VINCE Thorne knows he won’t be popular among south-west dairy farmers by saying that government cash handouts are not the answer to the present dairy industry crisis.
However the Cobden-based Wimmera/South-West rural financial counsellor is still willing to put his neck on the block by saying it.
Mr Thorne said cash handouts would not fix the financial problems besetting many south-west dairy farmers.
“They will just delay them,” he said.
“We need people to change their management to make a profit with the money they are paid (by their business).”
Mr Thorne said federal government assistance given to farmers during the recent drought had not helped many stay on the land.
“They were no better off.
“It just delayed the inevitable which was to leave the industry,” Mr Thorne said.
Some farmers had received up to $600,000 in government drought assistance from 2005-2010 but had still not survived.
“It was a huge amount of money the government put in but it was not successful in all cases,” he said.
Mr Thorne said he believed the answer to the dairy industry’s problems lay with boosting farm returns by increasing demand for Australia’s dairy exports.
That would be achieved by lowering the value of the Australian dollar and improving dairy processors’ access to export markets, he said.
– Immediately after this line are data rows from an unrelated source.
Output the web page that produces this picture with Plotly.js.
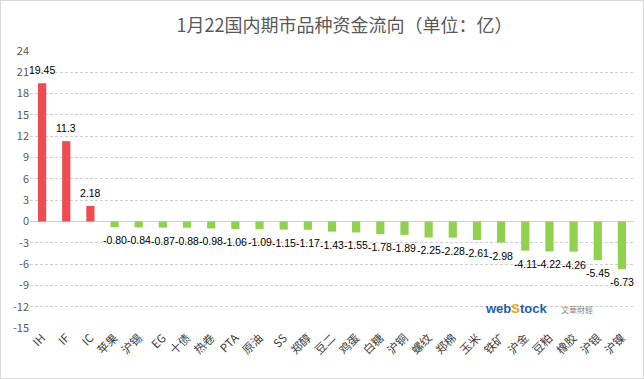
<!DOCTYPE html>
<html><head><meta charset="utf-8">
<script src="https://cdn.plot.ly/plotly-3.0.1.min.js"></script>
<style>
html,body{margin:0;padding:0;background:#fff;}
#chart{width:642px;height:377px;border:1px solid #d9d9d9;}
</style></head>
<body><div id="chart"></div>
<script>
const categories = ["IH","IF","IC","苹果","沪锡","EG","十债","热卷","PTA","原油","SS","郑醇","豆二","鸡蛋","白糖","沪铜","螺纹","郑棉","玉米","铁矿","沪金","豆粕","橡胶","沪银","沪镍"];
const values = [19.45,11.3,2.18,-0.80,-0.84,-0.87,-0.88,-0.98,-1.06,-1.09,-1.15,-1.17,-1.43,-1.55,-1.78,-1.89,-2.25,-2.28,-2.61,-2.98,-4.11,-4.22,-4.26,-5.45,-6.73];
const labels = ["19.45","11.3","2.18","-0.80","-0.84","-0.87","-0.88","-0.98","-1.06","-1.09","-1.15","-1.17","-1.43","-1.55","-1.78","-1.89","-2.25","-2.28","-2.61","-2.98","-4.11","-4.22","-4.26","-5.45","-6.73"];
const yTicks = [24,21,18,15,12,9,6,3,0,-3,-6,-9,-12,-15];

const colors = values.map(v => v >= 0 ? "#ee4c50" : "#92d050");
const font = "'Noto Sans CJK SC', 'Noto Sans', sans-serif";

const valueAnnotations = categories.map((c, i) => ({
  x: c, y: values[i], text: labels[i], showarrow: false,
  xref: "x", yref: "y",
  yanchor: values[i] >= 0 ? "bottom" : "top",
  yshift: values[i] >= 0 ? 5 : -5,
  font: {family: "'Liberation Sans', Arial, sans-serif", size: 10.5, color: "#000"}
}));

Plotly.newPlot("chart", [{
  type: "bar",
  x: categories,
  y: values,
  marker: {color: colors},
  width: 0.34,
  hoverinfo: "skip"
}], {
  width: 642, height: 377,
  margin: {l: 29, r: 9, t: 50, b: 50},
  paper_bgcolor: "#fff", plot_bgcolor: "#fff",
  showlegend: false,
  title: {text: "1月22国内期市品种资金流向（单位：亿）", font: {family: font, size: 18, color: "#595959"},
          x: 0.535, xref: "container", xanchor: "center", y: 0.935, yref: "container", yanchor: "middle"},
  xaxis: {
    type: "category", range: [-0.5, categories.length - 0.5], tickangle: -45,
    showgrid: false, zeroline: false, showline: false,
    ticks: "", tickfont: {family: font, size: 11.5, color: "#404040"}
  },
  yaxis: {
    range: [-15, 24], tickvals: yTicks, ticktext: yTicks.map(String),
    showgrid: true, gridcolor: "#d0d0d0", griddash: "3px,2px", gridwidth: 1,
    zeroline: true, zerolinecolor: "#d0d0d0", zerolinewidth: 1,
    showline: false, ticks: "", tickfont: {family: font, size: 11, color: "#595959"}
  },
  annotations: valueAnnotations.concat([
    {text: "<b><span style='color:#1f5fa8'>web</span><span style='color:#e8a020'>S</span><span style='color:#1f5fa8'>tock</span></b>",
     xref: "paper", yref: "paper", x: 0.86, y: 0.07, xanchor: "right", yanchor: "middle", showarrow: false,
     font: {family: "Arial", size: 13}},
    {text: "文華財經", xref: "paper", yref: "paper", x: 0.875, y: 0.065, xanchor: "left", yanchor: "middle",
     showarrow: false, font: {family: font, size: 8, color: "#888"}}
  ])
}, {displayModeBar: false, staticPlot: true});
</script></body></html>
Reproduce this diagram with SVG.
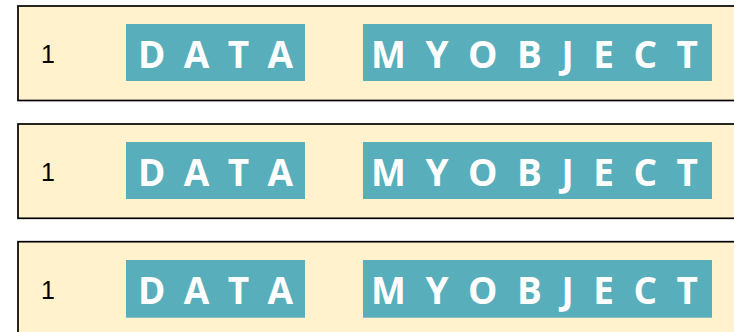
<svg xmlns="http://www.w3.org/2000/svg" width="734" height="332" viewBox="0 0 734 332">
<style>
.row{fill:#FFF2CC;stroke:#000;stroke-width:1.7}
.tag{fill:#58AEBB}
.num{font-family:"Liberation Sans",Arial,sans-serif;font-size:25px;fill:#000}
.lbl{font-family:"Open Sans","Liberation Sans",sans-serif;font-weight:bold;font-size:37px;fill:#fff}
</style>
<rect width="734" height="332" fill="#fff"/>
<g id="row1">
<rect class="row" x="18" y="6" width="730" height="94.5"/>
<text class="num" x="41" y="63.3">1</text>
<g id="data1"><rect class="tag" x="126" y="24" width="179" height="57"/><text class="lbl" x="138" y="67.5" textLength="155" lengthAdjust="spacing">DATA</text></g>
<g id="obj1"><rect class="tag" x="363" y="24" width="349" height="57"/><text class="lbl" x="371" y="67.5" textLength="327" lengthAdjust="spacing">MYOBJECT</text></g>
</g>
<g id="row2">
<rect class="row" x="18" y="124" width="730" height="94.3"/>
<text class="num" x="41" y="181.3">1</text>
<g id="data2"><rect class="tag" x="126" y="142" width="179" height="57"/><text class="lbl" x="138" y="185.5" textLength="155" lengthAdjust="spacing">DATA</text></g>
<g id="obj2"><rect class="tag" x="363" y="142" width="349" height="57"/><text class="lbl" x="371" y="185.5" textLength="327" lengthAdjust="spacing">MYOBJECT</text></g>
</g>
<g id="row3">
<rect class="row" x="18" y="241.7" width="730" height="100"/>
<text class="num" x="41" y="299.3">1</text>
<g id="data3"><rect class="tag" x="126" y="260" width="179" height="57.7"/><text class="lbl" x="138" y="303.5" textLength="155" lengthAdjust="spacing">DATA</text></g>
<g id="obj3"><rect class="tag" x="363" y="260" width="349" height="57.7"/><text class="lbl" x="371" y="303.5" textLength="327" lengthAdjust="spacing">MYOBJECT</text></g>
</g>
</svg>
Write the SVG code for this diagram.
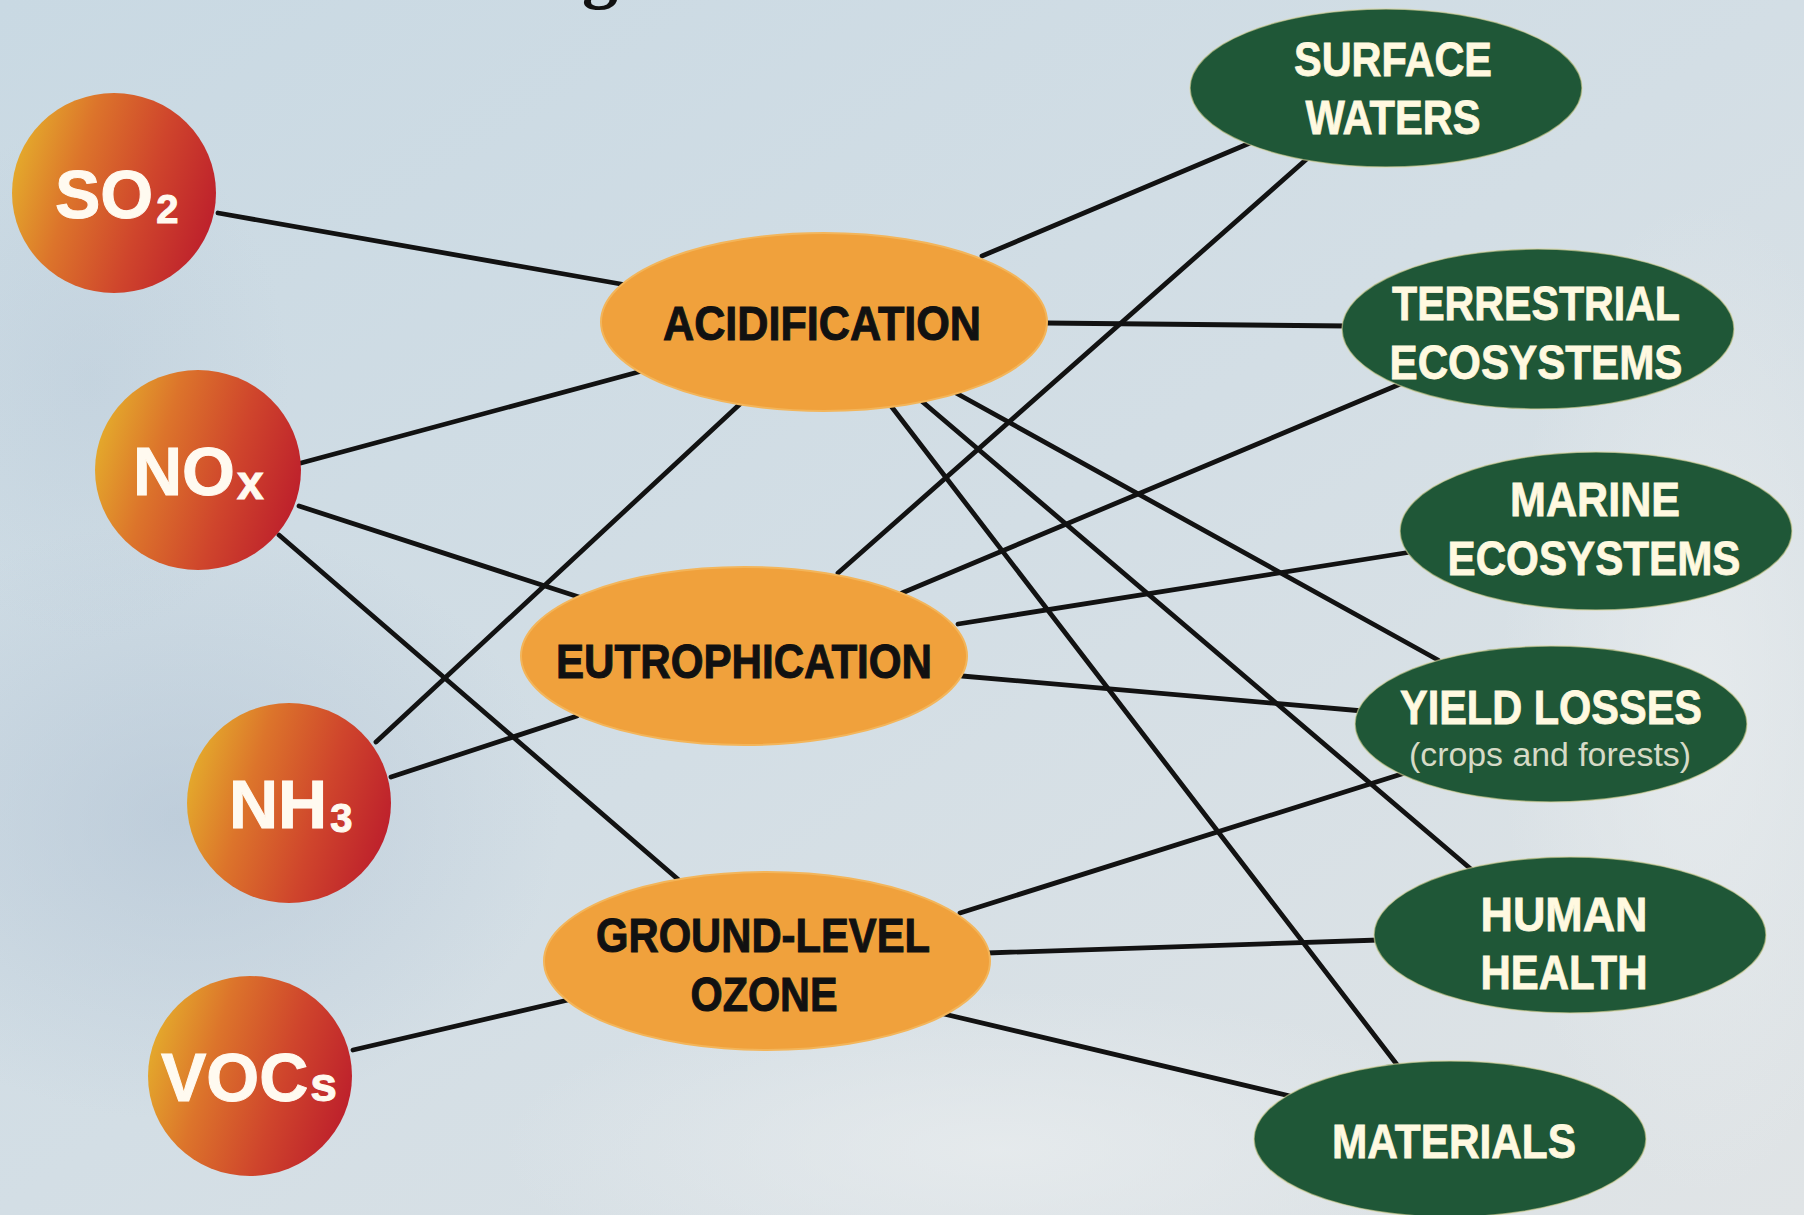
<svg xmlns="http://www.w3.org/2000/svg" width="1804" height="1215" viewBox="0 0 1804 1215">
<defs>
<linearGradient id="bg" x1="0" y1="0" x2="1" y2="1">
<stop offset="0" stop-color="#c9d9e3"/>
<stop offset="0.5" stop-color="#d3dee5"/>
<stop offset="1" stop-color="#e0e4e6"/>
</linearGradient>
<radialGradient id="cloud1" cx="0.5" cy="0.5" r="0.5">
<stop offset="0" stop-color="#b2c3d4" stop-opacity="0.6"/>
<stop offset="1" stop-color="#b2c3d4" stop-opacity="0"/>
</radialGradient>
<radialGradient id="cloud2" cx="0.5" cy="0.5" r="0.5">
<stop offset="0" stop-color="#e8ecee" stop-opacity="0.8"/>
<stop offset="1" stop-color="#e8ecee" stop-opacity="0"/>
</radialGradient>
<linearGradient id="ball" x1="0" y1="0.35" x2="1" y2="0.65">
<stop offset="0" stop-color="#e4ab2c"/>
<stop offset="0.3" stop-color="#dc742b"/>
<stop offset="0.65" stop-color="#cf452c"/>
<stop offset="1" stop-color="#bd1f2c"/>
</linearGradient>
<style>
.ball{fill:url(#ball);}
.orange{fill:#f0a13c;stroke:#f3b55a;stroke-width:2;}
.green{fill:#1f5737;stroke:#d8d49a;stroke-width:1.5;stroke-opacity:0.6;}
.ct{font-family:"Liberation Sans",Arial,sans-serif;font-weight:bold;fill:#fffaf0;stroke:#fffaf0;stroke-width:1;font-size:68px;}
.ot{font-family:"Liberation Sans",Arial,sans-serif;font-weight:bold;fill:#111;stroke:#111;stroke-width:1;font-size:48px;text-anchor:middle;}
.gt{font-family:"Liberation Sans",Arial,sans-serif;font-weight:bold;fill:#fff9e0;stroke:#fff9e0;stroke-width:0.8;font-size:48px;text-anchor:middle;}
.small{font-family:"Liberation Sans",Arial,sans-serif;font-weight:normal;fill:#d6dac6;font-size:33px;text-anchor:middle;}
#connectors line{stroke:#121212;stroke-width:4.8;stroke-linecap:round;}
</style>
</defs>
<rect width="1804" height="1215" fill="url(#bg)"/>
<ellipse cx="180" cy="820" rx="380" ry="300" fill="url(#cloud1)"/>
<ellipse cx="90" cy="380" rx="200" ry="260" fill="url(#cloud1)" opacity="0.5"/>
<ellipse cx="1000" cy="1150" rx="500" ry="160" fill="url(#cloud2)"/>
<ellipse cx="1700" cy="700" rx="200" ry="500" fill="url(#cloud2)"/>
<text x="600" y="-5" font-family="Liberation Serif,serif" font-weight="bold" font-size="72" text-anchor="middle" fill="#111">g</text>

<g id="connectors">
<line x1="218" y1="213" x2="632" y2="286"/>
<line x1="301" y1="463" x2="642" y2="371"/>
<line x1="299" y1="506" x2="585" y2="599"/>
<line x1="279" y1="535" x2="680" y2="881"/>
<line x1="376" y1="742" x2="740" y2="404"/>
<line x1="391" y1="777" x2="577" y2="716"/>
<line x1="353" y1="1050" x2="568" y2="1000"/>
<line x1="982" y1="256" x2="1250" y2="143"/>
<line x1="1045" y1="323" x2="1348" y2="326"/>
<line x1="956" y1="393" x2="1438" y2="660"/>
<line x1="918" y1="398" x2="1472" y2="870"/>
<line x1="891" y1="406" x2="1398" y2="1066"/>
<line x1="838" y1="573" x2="1309" y2="157"/>
<line x1="902" y1="593" x2="1405" y2="382"/>
<line x1="958" y1="624" x2="1411" y2="552"/>
<line x1="962" y1="676" x2="1363" y2="711"/>
<line x1="960" y1="913" x2="1408" y2="772"/>
<line x1="987" y1="953" x2="1379" y2="940"/>
<line x1="944" y1="1014" x2="1290" y2="1096"/>
</g>

<g id="so2">
<ellipse class="ball" cx="114" cy="193" rx="102" ry="100"/>
<text class="ct" x="55" y="218">SO<tspan font-size="40" dx="3" dy="5">2</tspan></text>
</g>
<g id="nox">
<ellipse class="ball" cx="198" cy="470" rx="103" ry="100"/>
<text class="ct" x="133" y="495">NO<tspan font-size="48" dx="2" dy="4">x</tspan></text>
</g>
<g id="nh3">
<ellipse class="ball" cx="289" cy="803" rx="102" ry="100"/>
<text class="ct" x="229" y="828">NH<tspan font-size="40" dx="3" dy="4">3</tspan></text>
</g>
<g id="vocs">
<ellipse class="ball" cx="250" cy="1076" rx="102" ry="100"/>
<text class="ct" x="161" y="1101">VOC<tspan font-size="48" dx="2">s</tspan></text>
</g>

<g id="acidification">
<ellipse class="orange" cx="824" cy="322" rx="223" ry="89"/>
<text class="ot" x="822" y="340" textLength="318" lengthAdjust="spacingAndGlyphs">ACIDIFICATION</text>
</g>
<g id="eutrophication">
<ellipse class="orange" cx="744" cy="656" rx="223" ry="89"/>
<text class="ot" x="744" y="678" textLength="376" lengthAdjust="spacingAndGlyphs">EUTROPHICATION</text>
</g>
<g id="ozone">
<ellipse class="orange" cx="767" cy="961" rx="223" ry="89"/>
<text class="ot" x="763" y="952" textLength="334" lengthAdjust="spacingAndGlyphs">GROUND-LEVEL</text>
<text class="ot" x="764" y="1011" textLength="147" lengthAdjust="spacingAndGlyphs">OZONE</text>
</g>

<g id="surface-waters">
<ellipse class="green" cx="1386" cy="88" rx="196" ry="79"/>
<text class="gt" x="1393" y="76" textLength="198" lengthAdjust="spacingAndGlyphs">SURFACE</text>
<text class="gt" x="1393" y="134" textLength="175" lengthAdjust="spacingAndGlyphs">WATERS</text>
</g>
<g id="terrestrial">
<ellipse class="green" cx="1538" cy="329" rx="196" ry="80"/>
<text class="gt" x="1536" y="320" textLength="288" lengthAdjust="spacingAndGlyphs">TERRESTRIAL</text>
<text class="gt" x="1536" y="379" textLength="293" lengthAdjust="spacingAndGlyphs">ECOSYSTEMS</text>
</g>
<g id="marine">
<ellipse class="green" cx="1596" cy="531" rx="196" ry="79"/>
<text class="gt" x="1595" y="516" textLength="170" lengthAdjust="spacingAndGlyphs">MARINE</text>
<text class="gt" x="1594" y="575" textLength="293" lengthAdjust="spacingAndGlyphs">ECOSYSTEMS</text>
</g>
<g id="yield-losses">
<ellipse class="green" cx="1551" cy="724" rx="196" ry="78"/>
<text class="gt" x="1551" y="724" textLength="302" lengthAdjust="spacingAndGlyphs">YIELD LOSSES</text>
<text class="small" x="1550" y="766" textLength="282" lengthAdjust="spacingAndGlyphs">(crops and forests)</text>
</g>
<g id="human-health">
<ellipse class="green" cx="1570" cy="935" rx="196" ry="78"/>
<text class="gt" x="1564" y="931" textLength="167" lengthAdjust="spacingAndGlyphs">HUMAN</text>
<text class="gt" x="1564" y="989" textLength="167" lengthAdjust="spacingAndGlyphs">HEALTH</text>
</g>
<g id="materials">
<ellipse class="green" cx="1450" cy="1139" rx="196" ry="78"/>
<text class="gt" x="1454" y="1158" textLength="244" lengthAdjust="spacingAndGlyphs">MATERIALS</text>
</g>
</svg>
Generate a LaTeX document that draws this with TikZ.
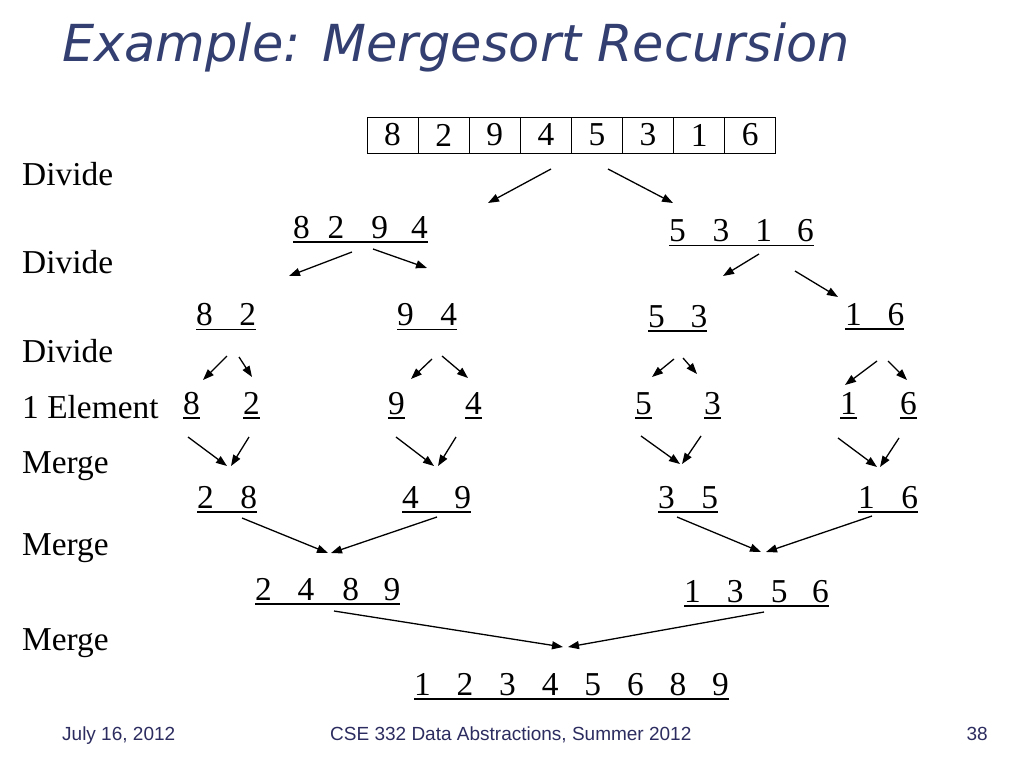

Mr Thorne said the good cash flow provided by monthly milk cheques had prompted some dairy farmers to borrow too much money.
Lending bodies were more willing to lend to farms that had a good cash flow such as dairies than other agricultural enterprises such as livestock production, he said.
Prices for dairying land had been inflated in recent years by strong competition and lending bodies had been willing to give loans on those high valuations.
However valuations for dairy farms had since declined.
“A correction is occurring,” Mr Thorne said.
Dairy farmers with low equity in their farms were the ones most likely to be in trouble.
“A lot of the ones that were plugging away have dropped in to the category of those with little hope.
“That is why there is the outcry now.”
However he said it was important to remember there were many dairy farmers in the south-west who were doing well.
“Not everyone is in trouble,” he said.
Mr Thorne said he was paid to work three days a week as a rural financial counsellor but had worked virtually full-time so far this year to deal with the increasing number of clients.
He was working with three to four clients each week and receiving an extra one to two each week.
“I am spending many hours with each of them.
“Last week I would have spent 10 hours or more with each of three farmers,” Mr Thorne said.
He said most clients did not have the option of going to the bank to get more money because the bank was unwilling to lend to them.